I had the SMT components assembled by JLCPCB, and soldered the through-hole stuff (LED0-4, K1-28, DC1, and H1) on myself. As of August 2022, ordering five clocks costs about 60ドル/each (300ドル), and ordering two costs 75ドル/each (150ドル), including PCBs, parts, assembly, and shipping to USA west coast.

Adjustable voltage wall adapter: https://www.amazon.com/dp/B01ISM267G

Building Firmware

No external libraries are necessary: everything is included here, and can be flashed using standard open source tools.

To build on Debian/Ubuntu, run:

sudo apt install make gcc-arm-none-eabi openocd
make

To flash to the hardware, attach the ST-LINK and run:

./flash.sh

With openocd still running from the step above, set the clock by running:

./set.sh [calibration value]

Attach GDB for debugging with:

gdb-multiarch ./ledboard.elf -ex 'target extended-remote localhost:3333'

ST-LINK: https://www.amazon.com/gp/product/B01J7N3RE6

Openocd supports bitbanging SWD, but in practice it doesn't work very well. If you want to try, use openocd-rpi.cfg as a starting point.

Add -DUSE_LSI to CFLAGS if you want to use the built-in RC oscillator instead of the LSE crystal. It is substantially less accurate, you will need to tweak the prescaler setting (RTC->PRER) or the clock will drift by seconds per minute.

Using the Clock

On initial boot, the clock will display hyphens and busyloop: connect an ST-LINK, and use flash.sh and set.sh to set the time per above.

The clock has three buttons (GPIOs C13, F6, F7) which are currently unused.

License

The license for the header files from STMicro can be found at include/LICENSE. Everything else is CC0 licensed, see LICENSE in this directory.

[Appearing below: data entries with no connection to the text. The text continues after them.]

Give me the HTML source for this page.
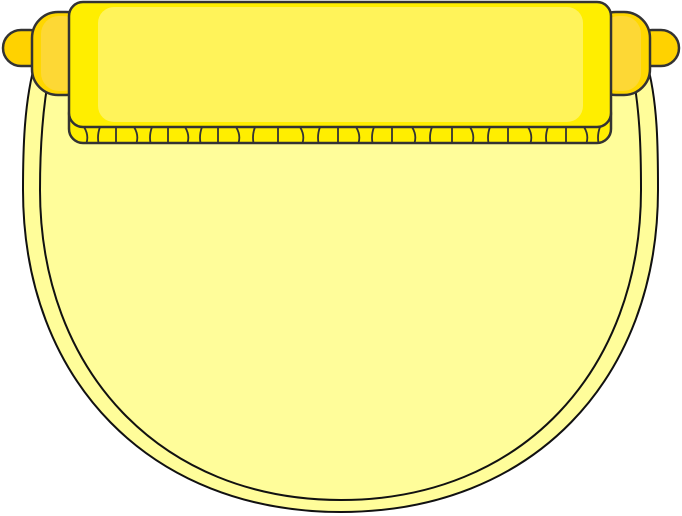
<!DOCTYPE html>
<html><head><meta charset="utf-8"><style>html,body{margin:0;padding:0;background:#fff}svg{display:block}</style></head>
<body>
<svg width="682" height="516" viewBox="0 0 682 516">
  <path d="M36,60 C24,100 23,150 23,190 C23,380 150,512 341,512 C532,512 658,380 658,190 C658,150 658,100 646,60 Z" fill="#fffd9a" stroke="#111" stroke-width="2"/>
  <path d="M50,70 C42,110 40,150 40,190 C40,370 160,500 341,500 C522,500 641,370 641,190 C641,150 640,110 632,70" fill="none" stroke="#111" stroke-width="2"/>
  <rect x="3" y="30" width="45" height="36" rx="18" fill="#ffd200" stroke="#333" stroke-width="2.5"/>
  <rect x="634" y="30" width="45" height="36" rx="18" fill="#ffd200" stroke="#333" stroke-width="2.5"/>
  <rect x="32" y="12" width="60" height="83" rx="26" fill="#ffd700" stroke="#333" stroke-width="2.5"/>
  <rect x="41" y="16" width="40" height="75" rx="18" fill="#fdd835"/>
  <rect x="590" y="12" width="60" height="83" rx="26" fill="#ffd700" stroke="#333" stroke-width="2.5"/>
  <rect x="601" y="16" width="40" height="75" rx="18" fill="#fdd835"/>
  <rect x="69" y="100" width="542" height="43" rx="14" fill="#ffee00" stroke="#333" stroke-width="2.5"/>
  <g stroke="#333" stroke-width="1.8" fill="none" id="fr"></g>
  <rect x="69" y="2" width="542" height="125" rx="14" fill="#ffee00" stroke="#333" stroke-width="2.5"/>
  <rect x="98" y="7" width="485" height="115" rx="16" fill="#fff35a"/>
</svg>
<script>
var g=document.getElementById('fr');
var xs=[84,100,116,134,152,168,185,202,218,236,255,278,300,320,338,356,374,392,412,432,452,470,490,508,528,548,566,584,600];
xs.forEach(function(x,i){
  var p=document.createElementNS('http://www.w3.org/2000/svg','path');
  var d=(i%3==0)?5:(i%3==1?-3:0);
  p.setAttribute('d','M'+x+',127 Q'+(x+d)+',135 '+(x+d/2)+',143');
  
  
  g.appendChild(p);
});
</script>
</body></html>
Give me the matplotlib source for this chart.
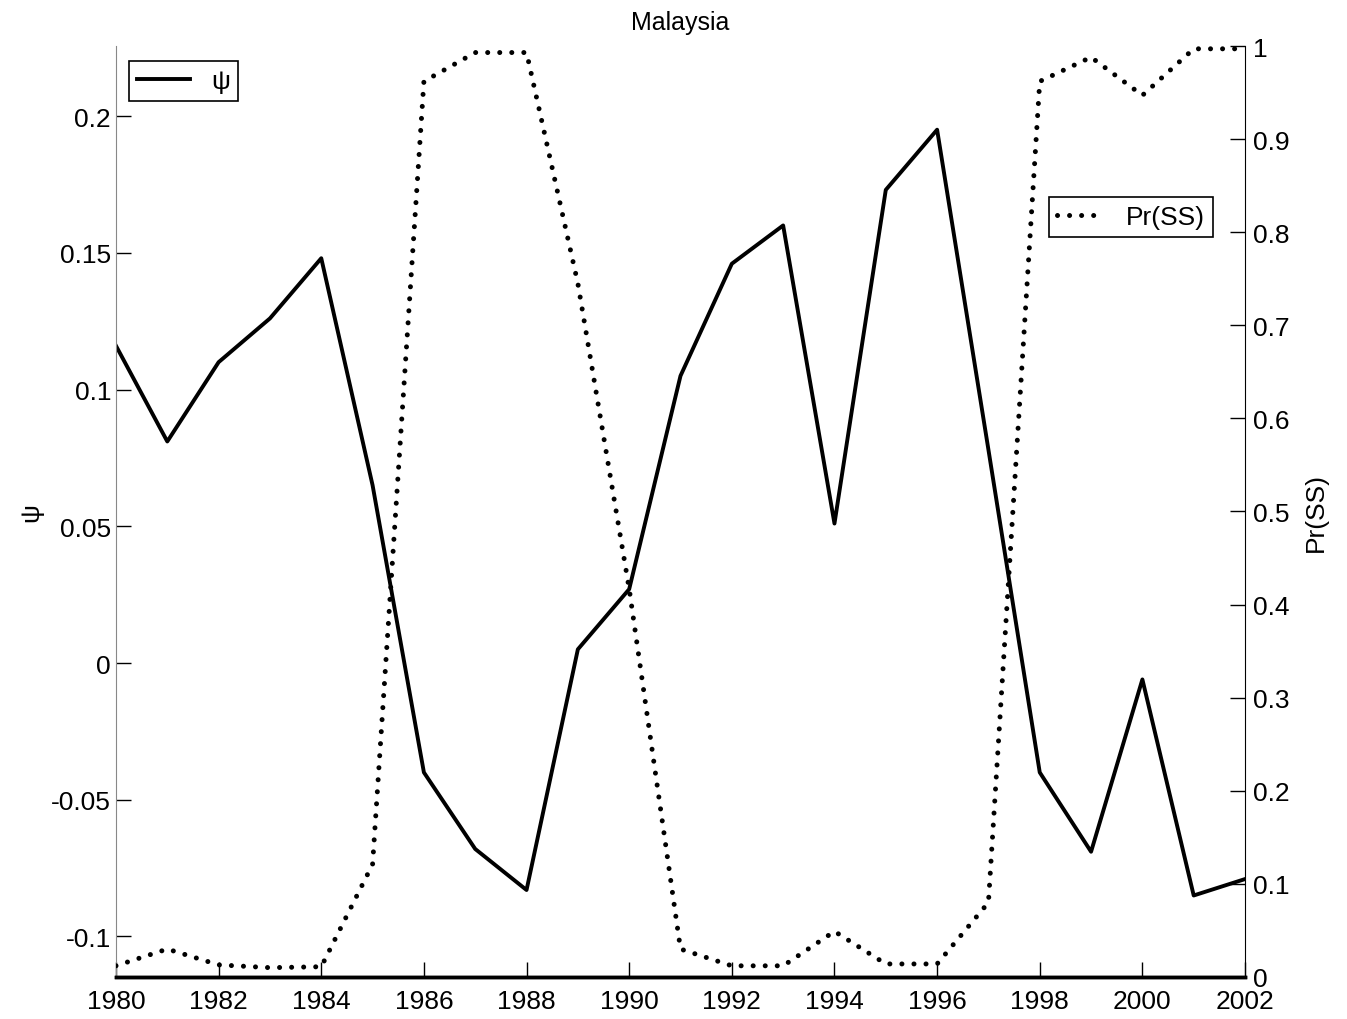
import numpy as np
import matplotlib.pyplot as plt

plt.rcParams['font.family'] = ['Liberation Sans', 'DejaVu Sans']

years = np.arange(1980, 2003)
psi = [0.116, 0.081, 0.110, 0.126, 0.148, 0.065, -0.040, -0.068, -0.083,
       0.005, 0.027, 0.105, 0.146, 0.160, 0.051, 0.173, 0.195, 0.078,
       -0.040, -0.069, -0.006, -0.085, -0.079]
pr_ss = [0.012, 0.030, 0.013, 0.010, 0.011, 0.121, 0.962, 0.993, 0.993,
         0.745, 0.417, 0.030, 0.012, 0.012, 0.049, 0.014, 0.014, 0.080,
         0.962, 0.988, 0.947, 0.997, 0.997]

fig = plt.figure(figsize=(13.47, 10.2), dpi=100)
ax = fig.add_axes([0.0861, 0.0412, 0.8382, 0.9127])
ax2 = ax.twinx()

l1, = ax.plot(years, psi, color='black', lw=2.8, label='ψ')
l2, = ax2.plot(years, pr_ss, color='black', lw=3.6, linestyle=(0, (0.01, 2.4)),
               dash_capstyle='round', label='Pr(SS)')

ax.set_xlim(1980, 2002)
ax.set_ylim(-0.1148, 0.2256)
ax2.set_ylim(0, 1)
ax.set_xticks(np.arange(1980, 2003, 2))
ax.set_yticks([-0.1, -0.05, 0, 0.05, 0.1, 0.15, 0.2])
ax.set_yticklabels(['-0.1', '-0.05', '0', '0.05', '0.1', '0.15', '0.2'])
ax2.set_yticks(np.arange(0, 1.01, 0.1))
ax2.set_yticklabels(['0'] + ['%.1f' % v for v in np.arange(0.1, 1.0, 0.1)] + ['1'])

for a in (ax, ax2):
    a.spines['top'].set_visible(False)
    a.tick_params(direction='in', length=11, width=1, labelsize=19)
ax.spines['left'].set_color('#888888')
ax.spines['right'].set_visible(False)
ax2.spines['left'].set_visible(False)
ax2.spines['bottom'].set_linewidth(2.5)
ax.spines['bottom'].set_linewidth(2.5)
ax.tick_params(axis='x', pad=9)
ax2.tick_params(axis='y', pad=6)

ax.set_ylabel('ψ', fontsize=19, labelpad=6)
ax2.set_ylabel('Pr(SS)', fontsize=19, labelpad=10)
ax.set_title('Malaysia', fontsize=18, pad=12)

leg1 = ax.legend(handles=[l1], loc='upper left', bbox_to_anchor=(0.0, 0.998),
                 fontsize=19, fancybox=False, edgecolor='black', handlelength=2.0,
                 borderpad=0.3, framealpha=1)
leg1.get_frame().set_linewidth(1.2)
leg2 = ax2.legend(handles=[l2], loc='upper right', bbox_to_anchor=(0.983, 0.852),
                  fontsize=19, fancybox=False, edgecolor='black', handlelength=1.8,
                  borderpad=0.3, framealpha=1)
leg2.get_frame().set_linewidth(1.2)

fig.savefig('out.png', dpi=100)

THE SOFTWARE IS PROVIDED "AS IS", WITHOUT WARRANTY OF ANY KIND, EXPRESS OR IMPLIED, INCLUDING BUT NOT LIMITED TO THE WARRANTIES OF MERCHANTABILITY, FITNESS FOR A PARTICULAR PURPOSE AND NONINFRINGEMENT. IN NO EVENT SHALL THE AUTHORS BE LIABLE FOR ANY CLAIM, DAMAGES OR OTHER LIABILITY, WHETHER IN AN ACTION OF CONTRACT, TORT OR OTHERWISE, ARISING FROM, OUT OF OR IN CONNECTION WITH THE SOFTWARE OR THE USE OR OTHER DEALINGS IN THE SOFTWARE.